Mais les difficultés se multiplient: « le principal problème à Bucarest et dans les autres grandes villes tient à la surcharge des classes qui ont déjà des effectifs importants. Si le conflit dure, nous allons devoir intégrer des milliers d ‘élèves et actuellement chaque école accueille deux ou trois élèves sans grande difficulté mais en inscrire plus sera très compliqué! ». De plus, si l’option d’enseigner en ukrainien est maintenue, ou si une progressive intégration est pratiquée, il faudra de toute façon des enseignants qui comprennent l’ukrainien « ce dont nous manquons » souligne Alexandra Cornea, « tout comme tout simplement de salles de classe » et ce d’autant plus que « les effectifs de classe sont déjà pléthoriques dans les grandes villes ». Il faut aussi rapidement évaluer le niveau réel de ces nouveaux élèves, les affecter dans des classes qui correspondent à leurs capacités si on veut vraiment les aider. Les autorités locales cherchent déjà à recruter des enseignants ukrainiens, « mais pour le moment nous n’avons pas encore de réglementation et de cadre légal pour le faire ».

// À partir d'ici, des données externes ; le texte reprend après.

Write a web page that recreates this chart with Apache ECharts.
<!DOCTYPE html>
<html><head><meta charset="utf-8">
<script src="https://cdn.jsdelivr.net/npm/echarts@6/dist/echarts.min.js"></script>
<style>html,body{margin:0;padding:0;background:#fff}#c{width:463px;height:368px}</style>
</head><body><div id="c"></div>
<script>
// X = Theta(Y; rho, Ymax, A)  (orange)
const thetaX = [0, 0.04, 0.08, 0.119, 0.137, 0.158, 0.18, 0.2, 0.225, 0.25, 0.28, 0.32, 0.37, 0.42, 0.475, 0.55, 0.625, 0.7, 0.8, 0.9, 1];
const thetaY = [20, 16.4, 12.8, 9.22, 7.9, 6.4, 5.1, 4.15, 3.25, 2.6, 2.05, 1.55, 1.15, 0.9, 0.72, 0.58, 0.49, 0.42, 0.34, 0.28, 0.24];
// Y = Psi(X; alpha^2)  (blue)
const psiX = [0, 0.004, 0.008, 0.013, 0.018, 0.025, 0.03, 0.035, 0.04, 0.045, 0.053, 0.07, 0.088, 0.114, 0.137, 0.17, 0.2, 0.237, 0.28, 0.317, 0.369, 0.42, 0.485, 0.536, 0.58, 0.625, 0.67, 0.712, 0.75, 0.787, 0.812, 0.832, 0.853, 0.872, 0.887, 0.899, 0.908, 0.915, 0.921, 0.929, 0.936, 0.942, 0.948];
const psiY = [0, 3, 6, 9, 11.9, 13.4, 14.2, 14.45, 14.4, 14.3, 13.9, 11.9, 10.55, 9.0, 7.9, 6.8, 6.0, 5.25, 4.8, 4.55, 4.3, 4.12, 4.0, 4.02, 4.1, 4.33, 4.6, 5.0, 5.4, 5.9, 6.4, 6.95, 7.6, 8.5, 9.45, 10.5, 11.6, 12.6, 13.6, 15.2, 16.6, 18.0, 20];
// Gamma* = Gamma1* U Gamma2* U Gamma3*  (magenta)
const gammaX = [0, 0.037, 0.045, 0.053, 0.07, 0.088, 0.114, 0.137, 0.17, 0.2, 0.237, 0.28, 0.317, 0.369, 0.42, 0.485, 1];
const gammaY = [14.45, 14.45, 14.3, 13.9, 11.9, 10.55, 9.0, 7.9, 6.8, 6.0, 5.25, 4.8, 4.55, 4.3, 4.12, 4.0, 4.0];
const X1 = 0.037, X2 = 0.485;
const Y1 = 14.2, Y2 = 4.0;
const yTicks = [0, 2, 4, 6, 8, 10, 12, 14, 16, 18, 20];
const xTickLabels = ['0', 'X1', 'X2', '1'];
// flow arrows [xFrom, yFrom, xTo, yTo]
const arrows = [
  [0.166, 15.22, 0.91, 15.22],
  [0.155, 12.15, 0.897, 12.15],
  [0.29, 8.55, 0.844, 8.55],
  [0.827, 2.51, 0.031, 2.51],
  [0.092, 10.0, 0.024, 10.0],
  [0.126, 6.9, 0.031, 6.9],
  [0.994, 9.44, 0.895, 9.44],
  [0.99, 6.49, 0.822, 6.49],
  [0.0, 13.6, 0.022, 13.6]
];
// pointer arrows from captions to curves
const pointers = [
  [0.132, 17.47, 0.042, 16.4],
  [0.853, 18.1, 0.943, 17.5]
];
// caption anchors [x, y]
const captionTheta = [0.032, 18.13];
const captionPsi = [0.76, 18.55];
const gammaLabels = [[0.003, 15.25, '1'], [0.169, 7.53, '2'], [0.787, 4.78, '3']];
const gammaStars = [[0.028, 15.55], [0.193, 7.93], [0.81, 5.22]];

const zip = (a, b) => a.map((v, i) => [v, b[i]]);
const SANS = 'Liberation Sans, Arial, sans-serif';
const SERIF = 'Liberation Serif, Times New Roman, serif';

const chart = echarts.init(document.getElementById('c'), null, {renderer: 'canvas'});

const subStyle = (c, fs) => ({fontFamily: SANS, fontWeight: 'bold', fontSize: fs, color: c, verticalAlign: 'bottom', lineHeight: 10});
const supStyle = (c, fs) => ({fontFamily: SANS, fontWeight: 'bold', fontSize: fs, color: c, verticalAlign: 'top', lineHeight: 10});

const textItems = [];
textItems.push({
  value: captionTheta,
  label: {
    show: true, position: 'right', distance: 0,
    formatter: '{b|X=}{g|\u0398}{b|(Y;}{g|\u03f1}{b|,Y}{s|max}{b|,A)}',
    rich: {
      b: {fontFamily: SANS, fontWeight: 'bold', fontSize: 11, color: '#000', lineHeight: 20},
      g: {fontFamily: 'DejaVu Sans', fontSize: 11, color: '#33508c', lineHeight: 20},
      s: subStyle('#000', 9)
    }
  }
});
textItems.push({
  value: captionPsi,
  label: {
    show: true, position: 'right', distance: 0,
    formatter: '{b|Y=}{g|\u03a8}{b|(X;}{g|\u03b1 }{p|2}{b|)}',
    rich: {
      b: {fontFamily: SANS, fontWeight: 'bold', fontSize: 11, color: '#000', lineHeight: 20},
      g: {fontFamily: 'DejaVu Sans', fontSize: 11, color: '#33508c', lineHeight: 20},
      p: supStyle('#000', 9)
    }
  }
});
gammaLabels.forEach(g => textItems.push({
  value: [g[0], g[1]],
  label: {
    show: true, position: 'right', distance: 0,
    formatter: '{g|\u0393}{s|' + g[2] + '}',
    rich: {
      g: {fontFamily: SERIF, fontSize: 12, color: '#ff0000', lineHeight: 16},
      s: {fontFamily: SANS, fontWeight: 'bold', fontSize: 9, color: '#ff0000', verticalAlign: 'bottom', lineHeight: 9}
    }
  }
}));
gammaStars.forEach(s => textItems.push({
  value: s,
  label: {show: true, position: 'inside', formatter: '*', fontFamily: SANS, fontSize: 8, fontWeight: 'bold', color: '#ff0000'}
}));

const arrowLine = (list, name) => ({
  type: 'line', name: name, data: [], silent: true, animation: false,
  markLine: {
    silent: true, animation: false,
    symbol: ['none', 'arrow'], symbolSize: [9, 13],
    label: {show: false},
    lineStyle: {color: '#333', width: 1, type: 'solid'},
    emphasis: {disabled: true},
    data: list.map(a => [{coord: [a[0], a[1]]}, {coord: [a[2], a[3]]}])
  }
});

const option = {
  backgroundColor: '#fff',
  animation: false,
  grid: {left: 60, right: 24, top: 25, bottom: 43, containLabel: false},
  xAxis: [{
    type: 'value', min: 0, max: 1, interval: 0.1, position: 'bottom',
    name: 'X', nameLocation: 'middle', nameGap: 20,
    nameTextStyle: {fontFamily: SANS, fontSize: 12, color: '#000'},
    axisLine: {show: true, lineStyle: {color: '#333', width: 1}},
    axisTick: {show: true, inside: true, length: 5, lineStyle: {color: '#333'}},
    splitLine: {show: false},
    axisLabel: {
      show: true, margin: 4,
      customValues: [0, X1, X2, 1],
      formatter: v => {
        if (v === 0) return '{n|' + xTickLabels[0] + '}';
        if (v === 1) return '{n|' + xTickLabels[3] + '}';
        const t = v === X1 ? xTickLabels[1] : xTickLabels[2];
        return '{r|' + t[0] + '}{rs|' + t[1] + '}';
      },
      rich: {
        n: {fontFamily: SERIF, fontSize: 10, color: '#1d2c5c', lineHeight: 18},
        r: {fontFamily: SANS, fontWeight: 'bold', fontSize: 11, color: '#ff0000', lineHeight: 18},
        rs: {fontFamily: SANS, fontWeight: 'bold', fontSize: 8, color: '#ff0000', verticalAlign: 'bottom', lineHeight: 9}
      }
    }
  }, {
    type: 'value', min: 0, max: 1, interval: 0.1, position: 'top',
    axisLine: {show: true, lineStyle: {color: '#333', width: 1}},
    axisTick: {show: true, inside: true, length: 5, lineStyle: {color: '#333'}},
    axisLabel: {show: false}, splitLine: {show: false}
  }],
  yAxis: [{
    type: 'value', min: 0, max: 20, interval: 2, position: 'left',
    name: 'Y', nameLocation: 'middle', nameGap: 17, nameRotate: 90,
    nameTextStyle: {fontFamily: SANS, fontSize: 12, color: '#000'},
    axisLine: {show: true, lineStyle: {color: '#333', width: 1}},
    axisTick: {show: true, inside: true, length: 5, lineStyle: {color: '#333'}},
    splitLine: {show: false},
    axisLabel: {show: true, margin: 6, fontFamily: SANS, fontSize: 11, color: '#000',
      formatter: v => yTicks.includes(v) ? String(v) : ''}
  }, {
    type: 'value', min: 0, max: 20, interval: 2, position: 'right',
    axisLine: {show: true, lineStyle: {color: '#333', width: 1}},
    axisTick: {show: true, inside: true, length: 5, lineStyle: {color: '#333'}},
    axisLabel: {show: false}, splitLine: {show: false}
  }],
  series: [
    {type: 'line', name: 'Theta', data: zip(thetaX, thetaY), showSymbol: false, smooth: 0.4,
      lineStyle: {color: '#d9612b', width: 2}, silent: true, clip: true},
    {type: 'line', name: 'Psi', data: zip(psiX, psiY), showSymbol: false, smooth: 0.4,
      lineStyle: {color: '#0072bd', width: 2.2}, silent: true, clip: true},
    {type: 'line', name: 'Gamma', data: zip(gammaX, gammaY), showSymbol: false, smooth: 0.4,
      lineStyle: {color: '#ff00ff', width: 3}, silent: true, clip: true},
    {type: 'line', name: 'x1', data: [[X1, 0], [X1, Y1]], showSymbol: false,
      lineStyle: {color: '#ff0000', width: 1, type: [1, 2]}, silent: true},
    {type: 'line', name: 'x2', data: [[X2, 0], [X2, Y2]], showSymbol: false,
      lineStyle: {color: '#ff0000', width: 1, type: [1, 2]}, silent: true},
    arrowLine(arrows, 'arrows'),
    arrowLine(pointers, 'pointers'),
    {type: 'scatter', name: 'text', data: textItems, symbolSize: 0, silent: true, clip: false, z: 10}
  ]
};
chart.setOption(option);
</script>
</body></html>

Enfin, la plupart des enfants et adolescents n’étant pas hébergés dans des centres d’accueil mais plutôt chez des particuliers, ils peuvent facilement passer « sous les radars » des autorités. Comme en Pologne, certains parents préfèrent garder leurs enfants à leurs côtés sans les scolariser et espèrent revenir vite en Ukraine. Alexandra Cornea insiste sur la nécessité de « créer rapidement un dispositif qui permette de répertorier les enfants et adolescents, mesurer leur niveau scolaire et les inscrire dans les établissements ». Elle ajoute « je voudrais prévenir nos collègues d’Europe occidentale : il faut que vous vous teniez prêts à organiser avec votre administration l’intégration des enfants ukrainiens dans les établissements scolaires. Vous allez avoir les mêmes problèmes que nous. Il est évident que ce conflit ne connaîtra pas une fin rapide et qu’il aura des effets sur le long terme ».